When Rishi Sunak took centre stage today to deliver the UK budget it was notable for a number of reasons. Usually the Budget speech is delivered in an upbeat way with jibes at the Opposition being met with chorus of jeers and the Speaker shouting “Order Order” over the unruly house.
Today there was none of that – with Brexit still current and the pandemic continuing to generate huge debt for the UK economy, there was no room for frivolity and the speech was delivered as a monologue rather than as an elaborate play.
The Chancellor tried to keep the mood upbeat by trying to stress the positives but the reality of huge debt, unemployment, continued economic support (over £400bn) shone strongly through in his performance.
Empathising the notion of "whatever it takes" and delivering an honest budget to protect jobs and livelihoods it was difficult to grasp exactly how the UK intend to repay some of its ever increasing debt mountain.

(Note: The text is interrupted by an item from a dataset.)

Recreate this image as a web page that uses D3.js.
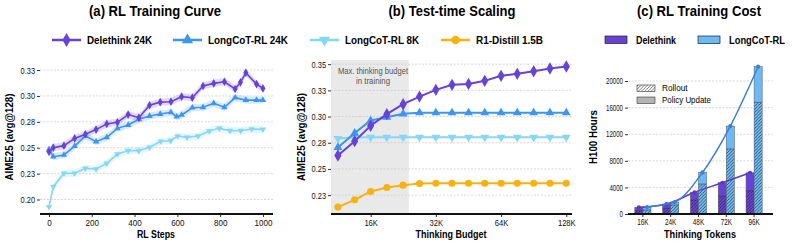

The freezing of tax thresholds, allowances and most duties will hardly bring in significant cash. It was notable that Airline Air Passenger Duty will be increased but I am not sure this alone will save the economy!
The Chancellor re-iterating that there will be no IT, NIC or VAT rises. In fact the extension of the furlough scheme to September, stamp duty relaxations continuing, better loss relief and super deductions adding to the increasing debt. However some of these measures may be of use to some clients.
Only the raising of Corporation Tax to 25% (and then not for a few years) seemed to point to any direct revenue raising measures.
Though lacking in theatre there were some cameo appearances from a few good initiatives, which could be thought of locally: the idea of a Freeport may create inward investment and infrastructure investment; a Visa reform scheme to encourage and promote the importation of talent, in stark contrast to some local migration policies, may drive future economic growth; a mortgage guarantee scheme to assist in home ownership in an overheated market; and the establishment of a green infrastructure bank to fuel the green agenda to name just a few.
It being noted that the super allowance is not all one sided as it would unlock huge reserves that would flow into the local economy. Maybe similar initiative is needed in the islands to unlock the huge untaxed reserves.
The document published earlier this week by the Treasury Committee entitled “Tax after Coronavirus” may actually offer more clues about tax in the future that the Chancellor gave today.
Having listened to his story for nearly an hour I was left unexcited by the performance and certainly was not shouting for an encore. I retreated to the detail of the red book and as always was greeted by my old friends of “Tax Avoidance” and “Tax Evasion” with the usual plot line of there being more investment in tackling evasion, more penalties, more regulations and more consultations. Some things in life have remained constant despite Covid.
In summary I suspect that the long term plan is to rely on the vaccine to have Britain working again before the inevitable tax rises and I am sure that Rishi Sunak is praying for the “fixing the economy” variant.
For now it seems that it is more of the same in theatreland and very much wait and see what the next 6 months hold in the hope that the box office recovers quickly.